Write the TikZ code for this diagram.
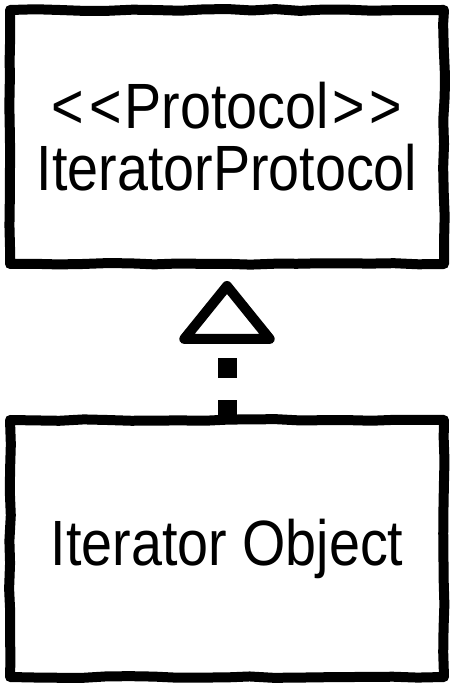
\documentclass[tikz,border=0pt]{standalone}
\usepackage{fontspec}
\newfontfamily\handfont[FakeStretch=0.87]{Liberation Sans}
\usetikzlibrary{positioning}
\usetikzlibrary{arrows.meta}
\usetikzlibrary{decorations.pathmorphing}
\tikzset{box/.style={draw, line width=10pt, line join=round, inner sep=0pt, minimum width=434pt, align=center, font=\handfont\fontsize{64}{62}\selectfont, decorate, decoration={random steps, segment length=24pt, amplitude=0.9pt}}}
\tikzset{realize/.style={line width=19pt, dash pattern=on 20pt off 22pt, dash phase=5pt, -{Triangle[open, round, length=66pt, width=104pt, line width=10pt]}, shorten >=12pt}}

\begin{document}
\begin{tikzpicture}[x=1pt, y=1pt]
		\pgfmathsetseed{7}
		\useasboundingbox (0,0) rectangle (454,686);
		%
		\node (protocol) [box, minimum height=254pt] at (227,549) {\textless\hspace{5pt}\textless\hspace{3pt}Protocol\hspace{3pt}\textgreater\hspace{5pt}\textgreater\\IteratorProtocol};
		\node (object) [box, minimum height=257pt, below=146pt of protocol] {Iterator Object};
		%
		\draw [realize] (object.north) -- (protocol.south);
	\end{tikzpicture}
\end{document}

__________________________________________________

Quote the data exactly, leaving every image out of the copy.

Write the TikZ code for this diagram.
\documentclass[tikz,border=0pt]{standalone}
\usepackage{fontspec}
\newfontfamily\handfont[FakeStretch=0.87]{Liberation Sans}
\usetikzlibrary{positioning}
\usetikzlibrary{arrows.meta}
\usetikzlibrary{decorations.pathmorphing}
\tikzset{box/.style={draw, line width=10pt, line join=round, inner sep=0pt, minimum width=434pt, align=center, font=\handfont\fontsize{64}{62}\selectfont, decorate, decoration={random steps, segment length=24pt, amplitude=0.9pt}}}
\tikzset{realize/.style={line width=19pt, dash pattern=on 20pt off 22pt, dash phase=5pt, -{Triangle[open, round, length=66pt, width=104pt, line width=10pt]}, shorten >=12pt}}

\begin{document}
\begin{tikzpicture}[x=1pt, y=1pt]
		\pgfmathsetseed{7}
		\useasboundingbox (0,0) rectangle (454,686);
		%
		\node (protocol) [box, minimum height=254pt] at (227,549) {\textless\hspace{5pt}\textless\hspace{3pt}Protocol\hspace{3pt}\textgreater\hspace{5pt}\textgreater\\IteratorProtocol};
		\node (object) [box, minimum height=257pt, below=146pt of protocol] {Iterator Object};
		%
		\draw [realize] (object.north) -- (protocol.south);
	\end{tikzpicture}
\end{document}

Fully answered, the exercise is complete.